- _PROBLEM_:
Take every line from the first down to the line with "from bokeh.resources import INLINE" and set it down exactly, without the pictures.

- _INFORMATION PROVIDED_:
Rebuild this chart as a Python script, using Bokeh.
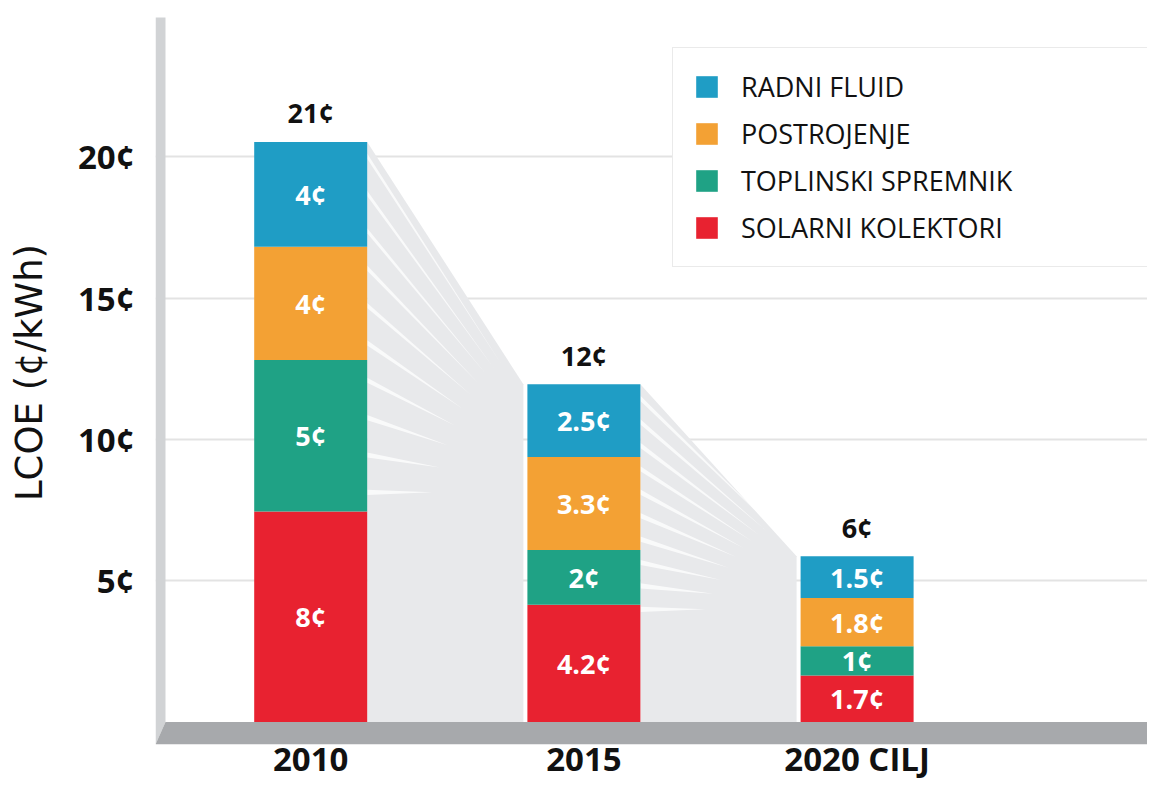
import numpy as np
from bokeh.plotting import figure
from bokeh.models import ColumnDataSource, Legend, LegendItem, FixedTicker, Range1d
from bokeh.core.properties import value
from bokeh.embed import file_html
from bokeh.resources import INLINE

# ---------------- data ----------------
years = ["2010", "2015", "2020 CILJ"]
components = ["SOLARNI KOLEKTORI", "TOPLINSKI SPREMNIK", "POSTROJENJE", "RADNI FLUID"]
solarni = [7.45, 4.15, 1.64]
toplinski = [5.36, 1.94, 1.04]
postrojenje = [4.01, 3.29, 1.71]
radni = [3.71, 2.57, 1.47]
solarni_lbl = ["8¢", "4.2¢", "1.7¢"]
toplinski_lbl = ["5¢", "2¢", "1¢"]
postrojenje_lbl = ["4¢", "3.3¢", "1.8¢"]
radni_lbl = ["4¢", "2.5¢", "1.5¢"]
ukupno_lbl = ["21¢", "12¢", "6¢"]
y_ticks = [5, 10, 15, 20]
y_tick_labels = ["5¢", "10¢", "15¢", "20¢"]
colors = ["#e82230", "#1fa285", "#f3a134", "#1f9dc5"]

# ---------------- layout ----------------
W, H = 1147, 783
ML, MB = 155, 38
PX_X, PX_Y = 273.2, 28.29
ZERO_Y = 722.4          # pixel row of value 0
FRAME_W, FRAME_H = W - ML, H - MB
x_start = -155.2 / PX_X
x_end = x_start + FRAME_W / PX_X
y_end = ZERO_Y / PX_Y
y_start = y_end - FRAME_H / PX_Y
BAR_W = 113 / PX_X
FONT = "Open Sans"

xs = list(range(len(years)))
cols = ["solarni", "toplinski", "postrojenje", "radni"]
series = [solarni, toplinski, postrojenje, radni]
labels = [solarni_lbl, toplinski_lbl, postrojenje_lbl, radni_lbl]
src = ColumnDataSource(dict(x=xs, solarni=solarni, toplinski=toplinski,
                            postrojenje=postrojenje, radni=radni))

p = figure(width=W, height=H, output_backend="svg", toolbar_location=None,
           x_range=Range1d(x_start, x_end), y_range=Range1d(y_start, y_end),
           min_border_left=ML, min_border_bottom=MB, min_border_top=0, min_border_right=0)
p.outline_line_color = None
p.background_fill_color = "white"
p.border_fill_color = "white"

# grid
p.xgrid.grid_line_color = None
p.ygrid.ticker = FixedTicker(ticks=y_ticks)
p.ygrid.grid_line_color = "#e3e3e3"
p.ygrid.grid_line_width = 2

# shadows with rays between consecutive bars
tops = np.sum(np.array(series), axis=0)
ray_xs, ray_ys = [], []
for i in range(len(years) - 1):
    xa = xs[i] + BAR_W / 2
    xb = xs[i + 1] - BAR_W / 2 - 4 / PX_X
    ta, tb = tops[i], tops[i + 1]
    p.patch([xa, xb, xb, xa], [ta, tb, 0, 0], fill_color="#e8e9eb", line_color=None)
    cx, cy = xs[i + 1], 0.68 * tb
    n = 10
    half = 2.6 / PX_Y
    for k in range(n):
        yk = ta - 0.5 - (ta - 0.5 - cy) * k / (n - 1)
        frac = 0.62 - 0.32 * k / (n - 1)
        tipx = xa + (cx - xa) * frac
        tipy = yk + (cy - yk) * frac
        ray_xs.append([xa, xa, tipx])
        ray_ys.append([yk + half, yk - half, tipy])
p.patches(ray_xs, ray_ys, fill_color="white", fill_alpha=0.75, line_color=None)

# wall and floor
wx0 = x_start
wx1 = x_start + 10 / PX_X
wall_top = (ZERO_Y - 17) / PX_Y
floor_bot = -(745 - ZERO_Y) / PX_Y
p.patch([wx0, wx1, wx1, wx0], [wall_top, wall_top, 0, floor_bot],
        fill_color="#d1d3d5", line_color=None)
p.patch([wx1, x_end + 1, x_end + 1, wx0], [0, 0, floor_bot, floor_bot],
        fill_color="#a7a9ac", line_color=None)

# stacked bars
rends = p.vbar_stack(cols, x="x", width=BAR_W, color=colors, source=src, line_color=None)

# segment labels
cum = np.zeros(len(years))
for s, lbl in zip(series, labels):
    s = np.array(s)
    mid = cum + s / 2
    p.text(x=xs, y=list(mid), text=lbl, text_align="center", text_baseline="middle",
           text_color="white", text_font=value(FONT), text_font_style="bold",
           text_font_size="27px")
    cum = cum + s

# totals
p.text(x=xs, y=list(tops), text=ukupno_lbl, text_align="center", text_baseline="middle",
       y_offset=-29, text_color="#111111", text_font=value(FONT), text_font_style="bold",
       text_font_size="27px")

# axes
for ax in (p.xaxis, p.yaxis):
    ax.axis_line_color = None
    ax.major_tick_line_color = None
    ax.minor_tick_line_color = None
    ax.major_tick_out = 0
    ax.major_tick_in = 0
    ax.minor_tick_out = 0
    ax.minor_tick_in = 0

p.xaxis.ticker = FixedTicker(ticks=xs)
p.xaxis.major_label_overrides = {i: y for i, y in enumerate(years)}
p.xaxis.major_label_standoff = -9
p.xaxis.major_label_text_font = FONT
p.xaxis.major_label_text_font_style = "bold"
p.xaxis.major_label_text_font_size = "33px"
p.xaxis.major_label_text_color = "#111111"

p.yaxis.ticker = FixedTicker(ticks=y_ticks)
p.yaxis.major_label_overrides = {t: l for t, l in zip(y_ticks, y_tick_labels)}
p.yaxis.major_label_standoff = 21
p.yaxis.major_label_text_font = FONT
p.yaxis.major_label_text_font_style = "bold"
p.yaxis.major_label_text_font_size = "33px"
p.yaxis.major_label_text_color = "#111111"
p.yaxis.axis_label = "LCOE (¢/kWh)"
p.yaxis.axis_label_text_font = "DejaVu Sans"
p.yaxis.axis_label_text_font_style = "normal"
p.yaxis.axis_label_text_font_size = "37px"
p.yaxis.axis_label_text_color = "#111111"
p.yaxis.axis_label_standoff = 24

# legend
items = [LegendItem(label=components[k], renderers=[rends[k]]) for k in [3, 2, 1, 0]]
legend = Legend(items=items, location=(672 - ML, (H - MB) - 268),
                glyph_width=27, glyph_height=27, label_standoff=21, spacing=10,
                padding=20, margin=0, label_width=460,
                label_text_font=FONT, label_text_font_size="27px", label_text_color="#111111",
                border_line_color="#d6d6d6", border_line_width=1.5,
                background_fill_color="white", background_fill_alpha=1.0)
p.add_layout(legend)

open("out.html", "w").write(file_html(p, INLINE))
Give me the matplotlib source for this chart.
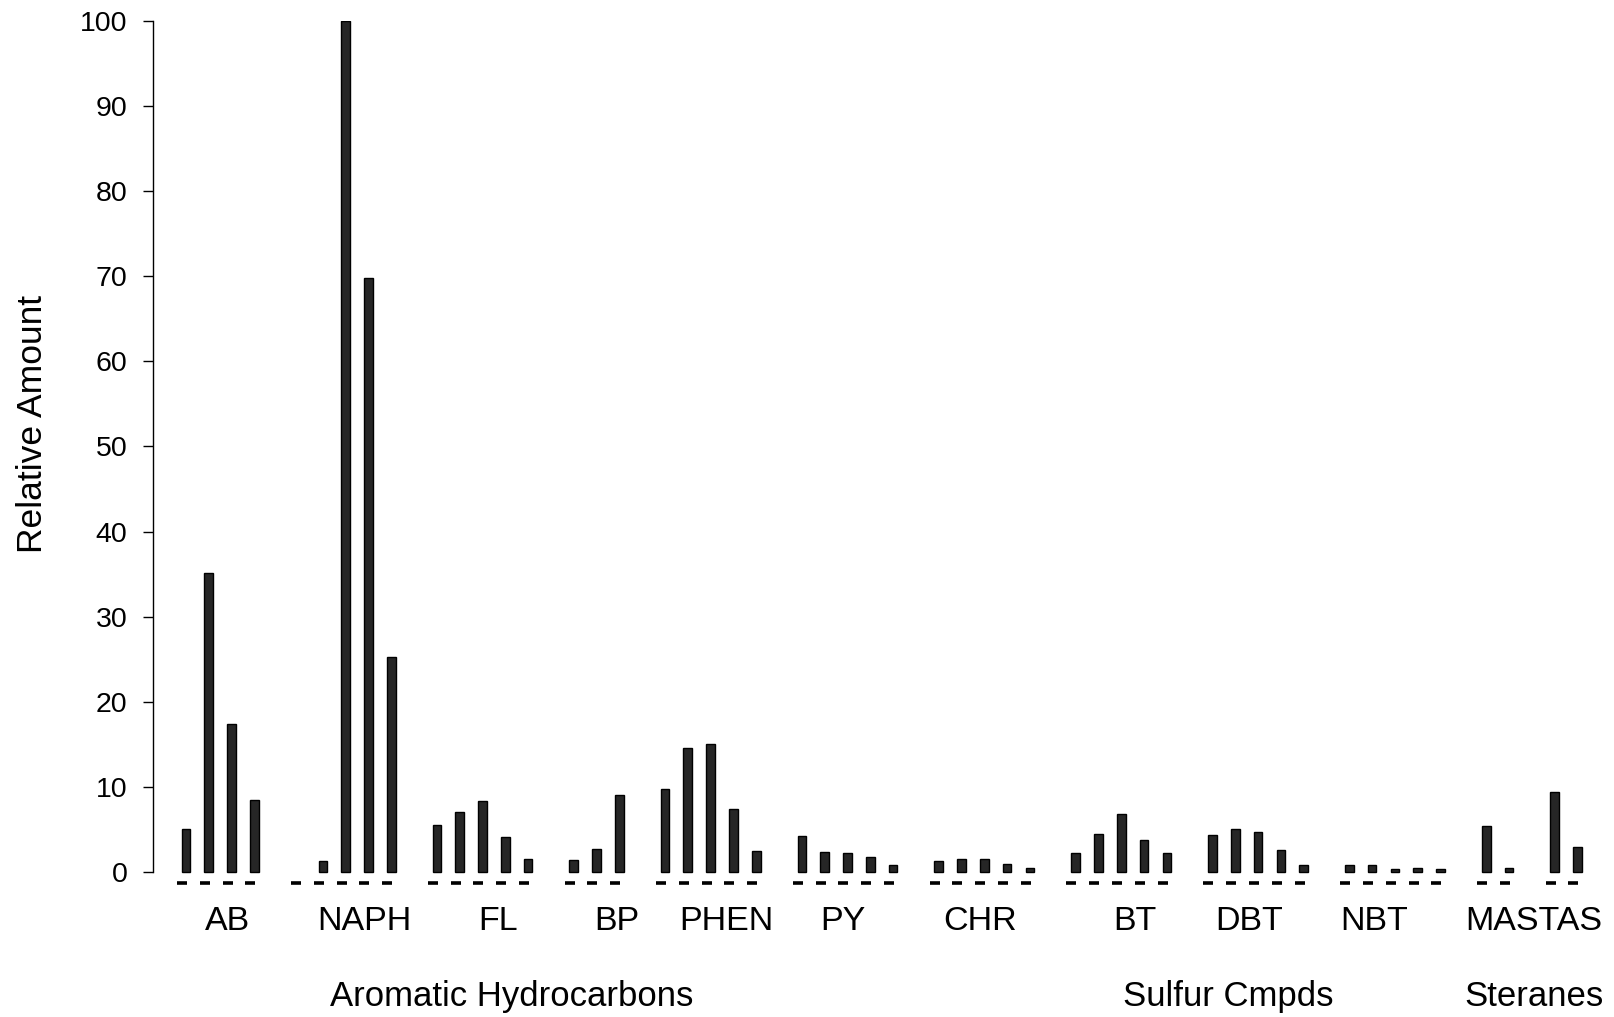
import matplotlib
matplotlib.use('Agg')
import matplotlib.pyplot as plt
import matplotlib.transforms as mtransforms
import numpy as np

plt.rcParams['font.family'] = ['Liberation Sans', 'DejaVu Sans']

# relative amounts per compound class (one bar per sample)
ab = [5.0, 35.1, 17.4, 8.5]
naph = [0, 1.3, 100, 69.8, 25.3]
fl = [5.5, 7.0, 8.3, 4.1, 1.5]
bp = [1.4, 2.7, 9.0]
phen = [9.7, 14.6, 15.0, 7.4, 2.5]
py = [4.2, 2.4, 2.2, 1.8, 0.8]
chry = [1.3, 1.5, 1.5, 0.9, 0.5]
bt = [2.2, 4.5, 6.8, 3.7, 2.2]
dbt = [4.3, 5.1, 4.7, 2.6, 0.8]
nbt = [0.8, 0.8, 0.4, 0.5, 0.4]
ma = [5.4, 0.5]
tas = [9.4, 2.9]
groups = [ab, naph, fl, bp, phen, py, chry, bt, dbt, nbt, ma, tas]

# second series, drawn as short dashes just under the zero line
dash_level = -1.26

cat_labels = ['AB', 'NAPH', 'FL', 'BP', 'PHEN', 'PY', 'CHR', 'BT', 'DBT', 'NBT', 'MASTAS']
class_labels = ['Aromatic Hydrocarbons', 'Sulfur Cmpds', 'Steranes']

# slot positions: one empty slot between groups
xs = []
vals = []
start = 0
for g in groups:
    for i, v in enumerate(g):
        xs.append(start + i)
        vals.append(v)
    start += len(g) + 1
xs = np.array(xs, dtype=float)
vals = np.array(vals)

fig = plt.figure(figsize=(16.14, 10.17), dpi=100)
ax = fig.add_axes([152.7 / 1614, 1 - 897.5 / 1017, (1600 - 152.7) / 1614, 876.5 / 1017])

nz = vals > 0
ax.bar(xs[nz], vals[nz], width=0.38, color='#262626', edgecolor='black', linewidth=1)
ax.plot(xs - 0.18, np.full(len(xs), dash_level), ls='none', marker='_',
        markersize=7.5, markeredgewidth=2.6, color='black')

ax.set_xlim(-1.46, 61.99)
ax.set_ylim(-3, 100)
ax.set_yticks(np.arange(0, 101, 10))
ax.tick_params(axis='y', direction='out', length=7.2, width=1, pad=11, labelsize=20.5)
ax.set_xticks([])
for s in ['top', 'right', 'bottom']:
    ax.spines[s].set_visible(False)
ax.spines['left'].set_bounds(0, 100)
ax.spines['left'].set_linewidth(1)

trans = mtransforms.blended_transform_factory(ax.transData, fig.transFigure)
cat_x = [1.8, 7.8, 13.7, 18.9, 23.7, 28.8, 34.8, 41.6, 46.6, 52.1, 59.1]
for lab, x in zip(cat_labels, cat_x):
    ax.text(x, 1 - 930 / 1017, lab, transform=trans, ha='center', va='baseline',
            fontsize=24.5, clip_on=False)
class_x = [14.3, 45.7, 59.1]
for lab, x in zip(class_labels, class_x):
    ax.text(x, 1 - 1006 / 1017, lab, transform=trans, ha='center', va='baseline',
            fontsize=25, clip_on=False)

fig.text(33 / 1614, 1 - 424 / 1017, 'Relative Amount', rotation=90,
         ha='center', va='center', fontsize=25.5)

fig.savefig('out.png', dpi=100)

- _EXERCISE OUTPUT_:
Rebuild this chart as a Python script, using Bokeh.
import numpy as np
from bokeh.plotting import figure
from bokeh.models import ColumnDataSource, Legend, LegendItem, FixedTicker, Range1d
from bokeh.core.properties import value
from bokeh.embed import file_html
from bokeh.resources import INLINE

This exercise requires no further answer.